Mosaic helped a leading hospital with surgeon scheduling optimization of elective surgery and created a better daily rhythm for surgeons.

Introduction

A leading hospital system in the Midwest contacted Mosaic to help with fortifying scheduling decisions as part of a wider transformation effort. Our ultimate objective was to optimize the scheduling of elective surgery and create a better daily rhythm for surgeons. Surgeons have critical, complex jobs. The more support hospitals can provide for these skilled workers, the better outcomes they can hope to achieve, mitigating litigious risk and improving patient health while handling more cases.

Optimizing surgery schedules and providing predictive insights around a complex procedure such as surgery seems like a natural place for hospitals to refine operations. Yet, Mosaic found the industry standard to be ripe for improvement. In the following case study, Mosaic was asked to build a prediction model that could estimate the duration, in minutes, of a given surgery. 

The Problem

Accurately predicting surgery duration has been historically difficult in part due to the availability of data. Most studies only have access to around 50,000 cases over multiple years, and specific surgery types are not daily occurrences. Additionally, many of the variables associated with a case running longer than expected are unknown until after the procedure has begun. The lack of an accurate prediction can cause significant scheduling problems, depending on the direction of the error. Apparent issues include underutilized operating rooms in the case of overestimation and unplanned overtime in underestimation. 

In this case, the principal concern is avoiding significant gaps in a surgeon’s OR schedule. These gaps can cause a busy surgeon to leave the OR for a clinic appointment or an appointment at another hospital altogether. When this happens, it can cause disruptions in the rhythm of the OR for everyone. For example, a case might finish early, but the next one can’t start right away because the surgeon is no longer in the OR. More accurate predictions help determine a more realistic time required to get a surgery done, helping Mosaic’s data scientists in the optimization phase to determine the appropriate block size on the calendar. 

Current Approach

Upon inspection of the data, it was immediately apparent that the current industry standard for estimating duration called for significant improvement. While the exact method can vary between hospitals, the industry standard typically takes an average of the last ten times the surgeon performed the procedure. While this method is simple to calculate, Mosaic’s data scientists found the method overestimating the actual duration by 19% with an average absolute error of 29 minutes. The method was being biased by outliers– that surgeries are more likely to take longer than expected than shorter. If a typical case takes an hour, the chances of it taking twice as long (due to complications) are higher than the chances it will take only half the time, for example.  

Predictive Modeling

While many unknown variables can arise once a procedure has begun, several variables known beforehand help inform a better estimate. Known attributes include the type of surgery (elective, urgent, emergency), patient attributes (age, sex, BMI, known medical problems, allergies, etc.), the anesthesiologist, the staff, equipment requirements, etc. Mosaic applied a feature importance & selection algorithm to decide which variables to include in the predictive model with such a broad set of factors. All of the attributes from above, including the procedure, surgeon, and default estimate, were used in the final set of models developed for the client. 

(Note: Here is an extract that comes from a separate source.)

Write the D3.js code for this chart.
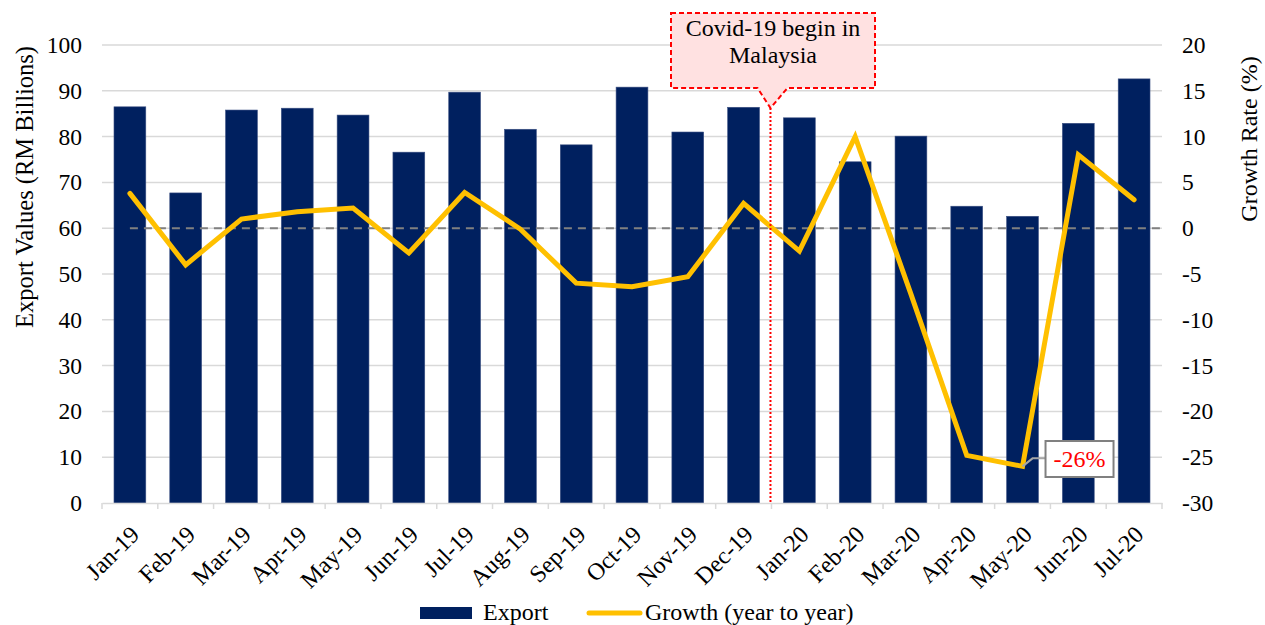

The final models predicted toes-in to toes-out duration (total time the patient occupies the OR) as well as the time required to clean up and set up the room for the next case. Mosaic tested seven different algorithms including, lasso regression, ridge regression, and random forest, to name a few candidates. Gradient boosting regression was ultimately used with a quantile loss function to provide the ability to generate a point-estimate and a prediction interval of estimated total duration. Mosaic computed over 150 model experiments before settling on the final model. 

Mosaic built this model with an eye towards an optimization phase. Predicting time intervals is an excellent insight, but if schedulers don’t use this to change decisions, the true power of prescriptive analytics will be lost in the effort. The interval prediction is essential to the optimization phase as the decision to schedule can be seen as a function of the risk tolerance of under or overestimating the actual duration. In other words, schedulers wouldn’t necessarily want to use the best prediction if administrators need to be more conservative or risk-tolerant with a given scheduling action. 

Gradient Boosting Results

The final toes-in to toes-out model resulted in a 38% reduction in MAPE and MAE (average absolute error in terms of percentage and minutes, respectively), and an 85% reduction in bias (significant overestimation to minimal overestimation). An additional metric tracked the prediction “win rate” when comparing the absolute error of the final model with the default estimation method (within a 5-minute window). 

Performance metrics for toes-in to toes-out model to aid in surgeon scheduling optimization
Conclusion

Predicting surgery duration is the first step to surgeon scheduling optimization. The development of these prediction & prescription models will help the hospital in better deciding the appropriate block of time required when making scheduling decisions. The next phase of work will involve using these models to develop an optimization strategy and solution, which will help the transformation team meet the goal of creating a better daily rhythm for surgeons.